同性カップル 扶養手当めぐる裁判 “規定に含まれず”札幌地裁

異性どうしの事実婚のカップルにも支給される扶養手当などが、同性であることを理由に認められなかったのは、法の下の平等を定めた憲法に違反するとして、北海道の元職員が道などに賠償を求めた裁判の判決で、札幌地方裁判所は「道などの規定では事実婚に同性間の関係は含まれない」などとして訴えを退けました。憲法に違反するかどうかは判断しませんでした。

札幌市に住む北海道の元職員佐々木カヲルさん(54)は、性的マイノリティーのカップルを事実上、公的に認める札幌市の「パートナーシップ宣言制度」も利用したうえ、同性のパートナーと一緒に暮らしていて、道の職員だった5年前、扶養手当の支給などを道と地方職員共済組合に申請しましたが、同性どうしであることを理由に認められませんでした。

佐々木さんは、異性どうしの事実婚のカップルにも手当が支給されており、法の下の平等を定めた憲法に違反するとして、道と組合に賠償を求めていました。

11日の判決で、札幌地方裁判所の右田晃一 裁判長は「同性どうしの関係への社会的な理解が広がっており、一部の自治体では扶養関係に同性も含み得ると解釈する例もある。しかし、道や組合の規定では『婚姻』は異性間に限られるとする民法の概念を前提にしており、事実婚に同性間の関係は含まれず違法や過失ではない」などとして訴えを退けました。

憲法に違反するかどうかは、判断しませんでした。

判決について佐々木さんは「性的マイノリティーだから特別待遇を求めたつもりはなく、他の職員と同様に、当たり前に取り扱ってほしかった」と話したうえで、「やれることは全部やった。これからは過去に縛られずパートナーや家族とともに自分の人生を大切にして生きていきたい」と話し、控訴はしない考えを示しました。

専門家「国内・国際社会の流れに反する判断」

判決について家族法が専門の早稲田大学の棚村政行 教授は「事実婚を男女に限って認める判決で、性的マイノリティーの権利を保護し性的指向に基づく差別を禁止しようという国内や国際社会の流れには反する判断だった」と指摘しました。

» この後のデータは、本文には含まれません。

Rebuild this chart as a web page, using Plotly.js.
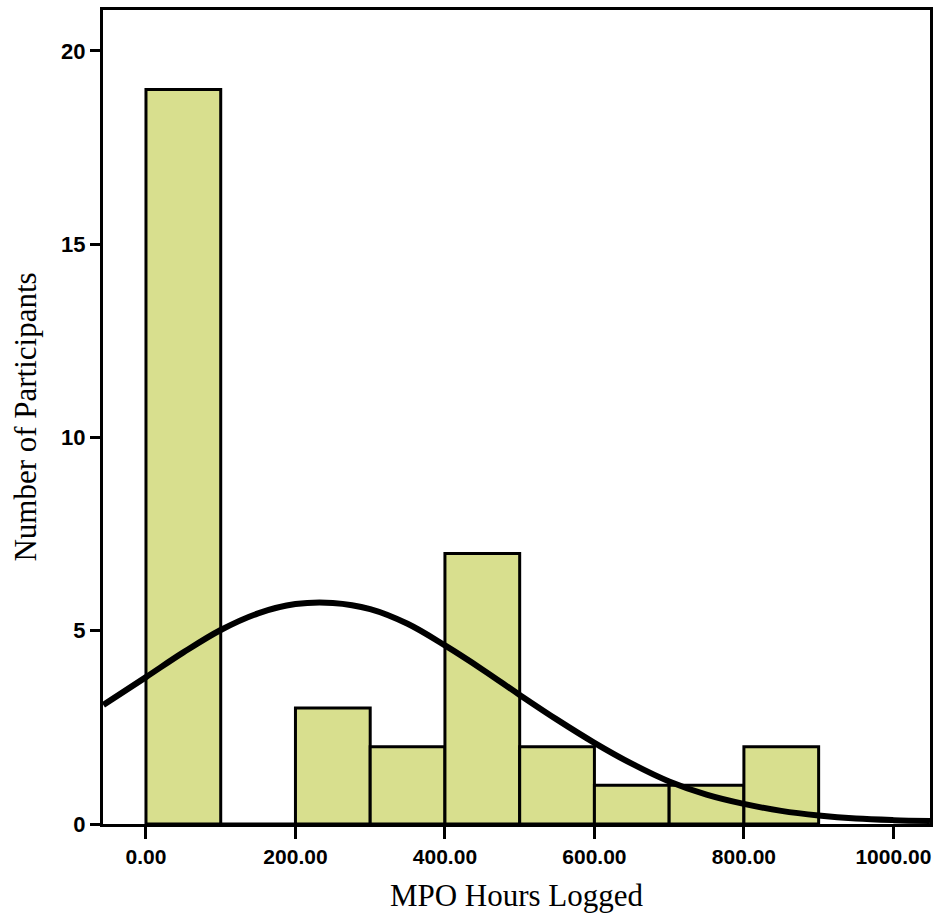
<!DOCTYPE html>
<html>
<head>
<meta charset="utf-8">
<script src="https://cdn.plot.ly/plotly-3.0.1.min.js"></script>
<style>html,body{margin:0;padding:0;background:#fff;}#chart{width:933px;height:917px;}</style>
</head>
<body>
<div id="chart"></div>
<script>
// Histogram bins (bin centres, width 100) and counts
const binCenters = [50, 150, 250, 350, 450, 550, 650, 750, 850];
const counts = [19, 0, 3, 2, 7, 2, 1, 1, 2];

// Normal curve points
const curveX = [-57, 0, 50, 100, 150, 200, 250, 300, 350, 400, 450, 500, 550, 600, 650, 700, 750, 800, 850, 900, 950, 1000, 1049];
const curveY = [3.08, 3.80, 4.44, 5.02, 5.45, 5.69, 5.72, 5.56, 5.18, 4.62, 4.00, 3.34, 2.70, 2.10, 1.56, 1.10, 0.76, 0.52, 0.34, 0.22, 0.14, 0.10, 0.08];

const xTicks = [0, 200, 400, 600, 800, 1000];
const xTickText = ['0.00', '200.00', '400.00', '600.00', '800.00', '1000.00'];
const yTicks = [0, 5, 10, 15, 20];

const traces = [
  {
    type: 'bar',
    x: binCenters,
    y: counts,
    width: 100,
    marker: {color: '#d8df8e', line: {color: '#000', width: 3}},
    hoverinfo: 'skip'
  },
  {
    type: 'scatter',
    mode: 'lines',
    x: curveX,
    y: curveY,
    line: {color: '#000', width: 6, shape: 'spline', smoothing: 1},
    hoverinfo: 'skip'
  }
];

const layout = {
  width: 933, height: 917,
  margin: {l: 103, r: 3, t: 10, b: 93},
  paper_bgcolor: '#fff', plot_bgcolor: '#fff',
  showlegend: false,
  bargap: 0,
  xaxis: {
    range: [-57.5, 1049],
    tickvals: xTicks, ticktext: xTickText,
    ticks: 'outside', ticklen: 12, tickwidth: 3, tickcolor: '#000',
    showline: true, linecolor: '#000', linewidth: 3, mirror: true,
    showgrid: false, zeroline: false,
    tickfont: {family: 'Liberation Sans, Arial, sans-serif', size: 21, color: '#000', weight: 'bold'},
    title: {text: 'MPO Hours Logged', font: {family: 'Liberation Serif, Times New Roman, serif', size: 31, color: '#000'}, standoff: 18}
  },
  yaxis: {
    range: [0, 21.06],
    tickvals: yTicks,
    ticks: 'outside', ticklen: 10, tickwidth: 3, tickcolor: '#000',
    showline: true, linecolor: '#000', linewidth: 3, mirror: true,
    showgrid: false, zeroline: false,
    tickfont: {family: 'Liberation Sans, Arial, sans-serif', size: 22, color: '#000', weight: 'bold'},
    title: {text: 'Number of Participants', font: {family: 'Liberation Serif, Times New Roman, serif', size: 31, color: '#000'}, standoff: 16}
  }
};

Plotly.newPlot('chart', traces, layout, {displayModeBar: false, staticPlot: true});
</script>
</body>
</html>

棚村教授によりますと、全国的には同性間のパートナーにも扶養手当を支給する自治体が増えているということで「どこに住んでいるかやどこで働いているかで格差が生じるということは適当ではない。同性カップルの法的な権利や地位を認めるよう、国が早急に検討すべきだ」と指摘しました。

同性カップルめぐる裁判 これまでは

同性カップルをめぐる裁判は各地で行われていて、同性のカップルに男女の夫婦に準ずる権利があると認める司法判断も出ています。

同性の事実婚のカップルが浮気が原因で別れた場合に慰謝料を請求できるかどうかが争われた裁判では、おととし3月、最高裁判所が上告を退け「男女の婚姻に準ずる関係にある」と認め、慰謝料の支払いを命じた判決が確定しました。

同性の事実婚を男女の場合と同じように法的保護の対象と認めた司法判断が確定したのはこれが初めてとみられます。

また、不法滞在で国外退去命令を受けた台湾人の男性が「日本人の同性のパートナーがいる」として退去命令の取り消しを求めた裁判では、4年前、裁判所の打診を受けた法務省が男性の訴えを認めて退去命令を撤回し、在留特別許可を出しました。

同性のカップルなどが結婚が認められないのは憲法に違反するとして国に賠償を求める集団訴訟も全国5か所で起こされていて、すでに1審の判断が出そろい、「違憲」が2件、「違憲状態」が2件、憲法に違反しない「合憲」が1件となっています。

このうち札幌地方裁判所はおととし3月、法の下の平等を定めた憲法に違反するという初めての判断を示しました。

唯一「合憲」とした去年6月の大阪地方裁判所も、今後の社会状況の変化によっては同性婚などを認める立法措置を取らないと憲法違反になりうると言及しています。

一方、同居していた同性のパートナーを殺害された愛知県の男性が、犯罪被害者の遺族に支給される給付金が認められなかったと県を訴えた裁判では、3年前、名古屋地方裁判所が同性のカップルについて「婚姻関係と同一視するだけの社会の考え方が形成されていない」として訴えを退けました。

去年8月の2審判決も訴えを退け、原告側が上告しています。